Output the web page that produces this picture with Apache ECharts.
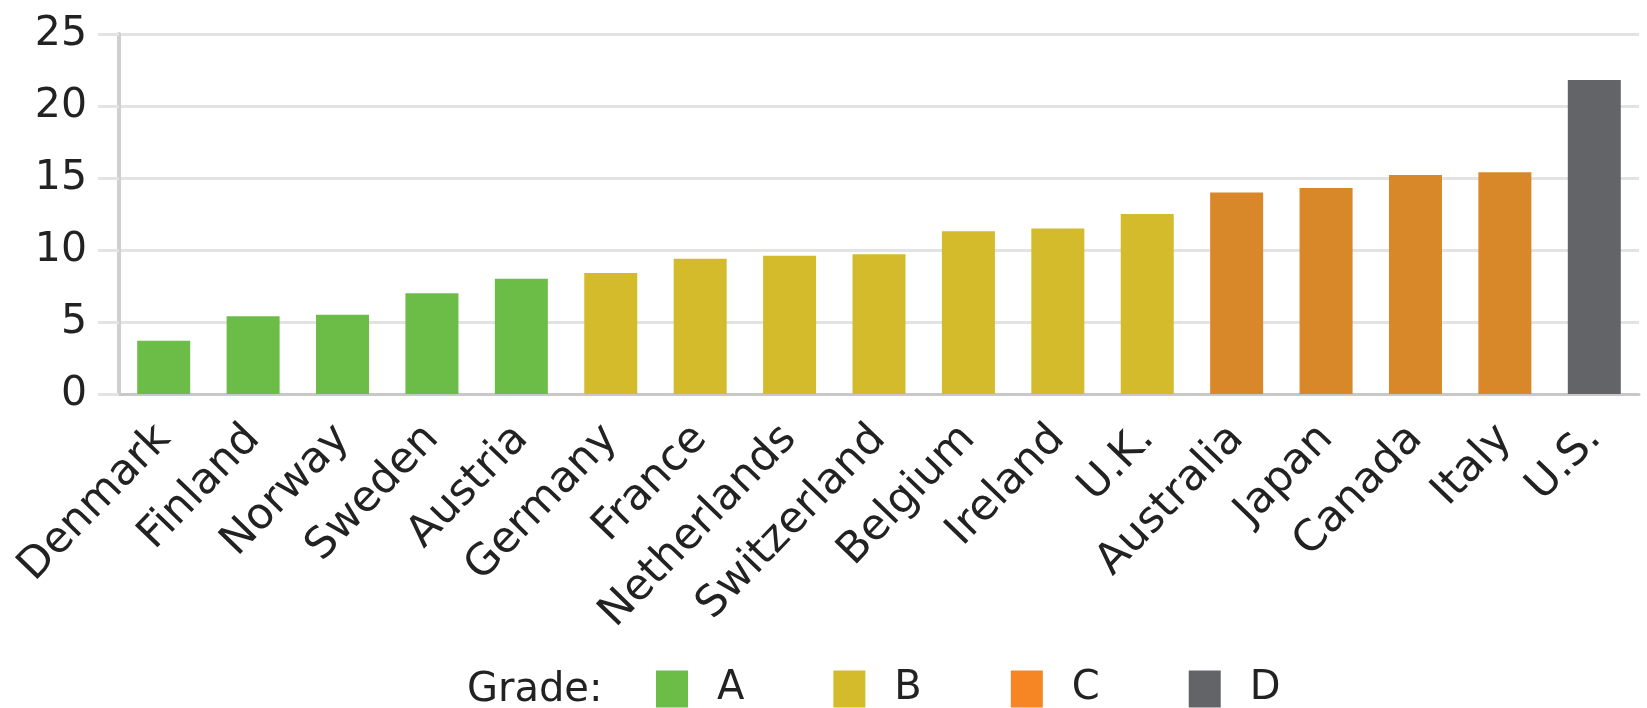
<!DOCTYPE html>
<html>
<head>
<meta charset="utf-8">
<script src="https://cdn.jsdelivr.net/npm/echarts@6/dist/echarts.min.js"></script>
<style>html,body{margin:0;padding:0;background:#fff;}#c{width:1647px;height:708px;}</style>
</head>
<body>
<div id="c"></div>
<script>
const categories = ['Denmark','Finland','Norway','Sweden','Austria','Germany','France','Netherlands','Switzerland','Belgium','Ireland','U.K.','Australia','Japan','Canada','Italy','U.S.'];
const values = [3.7,5.4,5.5,7.0,8.0,8.4,9.4,9.6,9.7,11.3,11.5,12.5,14.0,14.3,15.2,15.4,21.8];
const grades = ['A','A','A','A','A','B','B','B','B','B','B','B','C','C','C','C','D'];
const gradeNames = ['A','B','C','D'];
const barColors = {A:'#6CBC48', B:'#D4BB2C', C:'#D88829', D:'#636468'};
const legendColors = {A:'#6CBC48', B:'#D4BB2C', C:'#F68624', D:'#636468'};
const yTicks = [0,5,10,15,20,25];

const FONT = '"DejaVu Sans", Verdana, sans-serif';
const chart = echarts.init(document.getElementById('c'));
const series = gradeNames.map(g => ({
  name: g,
  type: 'bar',
  stack: 'all',
  barWidth: 53,
  itemStyle: {color: barColors[g]},
  data: values.map((v, i) => grades[i] === g ? v : null)
}));
chart.setOption({
  animation: false,
  title: {
    text: 'Grade:', left: 467, top: 671, padding: 0,
    textStyle: {fontFamily: FONT, fontSize: 40, fontWeight: 'normal', color: '#222'}
  },
  legend: {
    left: 656, top: 669, padding: 0,
    itemWidth: 32, itemHeight: 37, itemGap: 89,
    icon: 'rect',
    selectedMode: false,
    textStyle: {fontFamily: FONT, fontSize: 40, color: '#222', padding: [0,0,0,24], width: 30},
    data: gradeNames.map(g => ({name: g, itemStyle: {color: legendColors[g]}}))
  },
  grid: {left: 119, right: 8, top: 34, bottom: 314, containLabel: false},
  xAxis: {
    type: 'category',
    data: categories,
    axisLine: {show: true, lineStyle: {color: '#c8c8c8', width: 3}},
    axisTick: {show: false},
    axisLabel: {rotate: 46, margin: 38, fontFamily: FONT, fontSize: 43, color: '#222', interval: 0}
  },
  yAxis: {
    type: 'value',
    min: yTicks[0], max: yTicks[yTicks.length-1], interval: 5,
    axisLine: {show: true, lineStyle: {color: '#cfcfcf', width: 4}},
    axisTick: {show: true, length: 21, lineStyle: {color: '#e3e3e3', width: 3}},
    splitLine: {show: true, lineStyle: {color: '#e3e3e3', width: 3}},
    axisLabel: {margin: 32, fontFamily: FONT, fontSize: 41, color: '#222'}
  },
  series: series
});
</script>
</body>
</html>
============================================================
▶ The request
Set down again, exactly, the lines of the material above from its first line to the one with "const yTicks = [0,5,10,15,20,25];", inclusive. Leave the pictures out.

▶ Written solution
Output the web page that produces this picture with Apache ECharts.
<!DOCTYPE html>
<html>
<head>
<meta charset="utf-8">
<script src="https://cdn.jsdelivr.net/npm/echarts@6/dist/echarts.min.js"></script>
<style>html,body{margin:0;padding:0;background:#fff;}#c{width:1647px;height:708px;}</style>
</head>
<body>
<div id="c"></div>
<script>
const categories = ['Denmark','Finland','Norway','Sweden','Austria','Germany','France','Netherlands','Switzerland','Belgium','Ireland','U.K.','Australia','Japan','Canada','Italy','U.S.'];
const values = [3.7,5.4,5.5,7.0,8.0,8.4,9.4,9.6,9.7,11.3,11.5,12.5,14.0,14.3,15.2,15.4,21.8];
const grades = ['A','A','A','A','A','B','B','B','B','B','B','B','C','C','C','C','D'];
const gradeNames = ['A','B','C','D'];
const barColors = {A:'#6CBC48', B:'#D4BB2C', C:'#D88829', D:'#636468'};
const legendColors = {A:'#6CBC48', B:'#D4BB2C', C:'#F68624', D:'#636468'};
const yTicks = [0,5,10,15,20,25];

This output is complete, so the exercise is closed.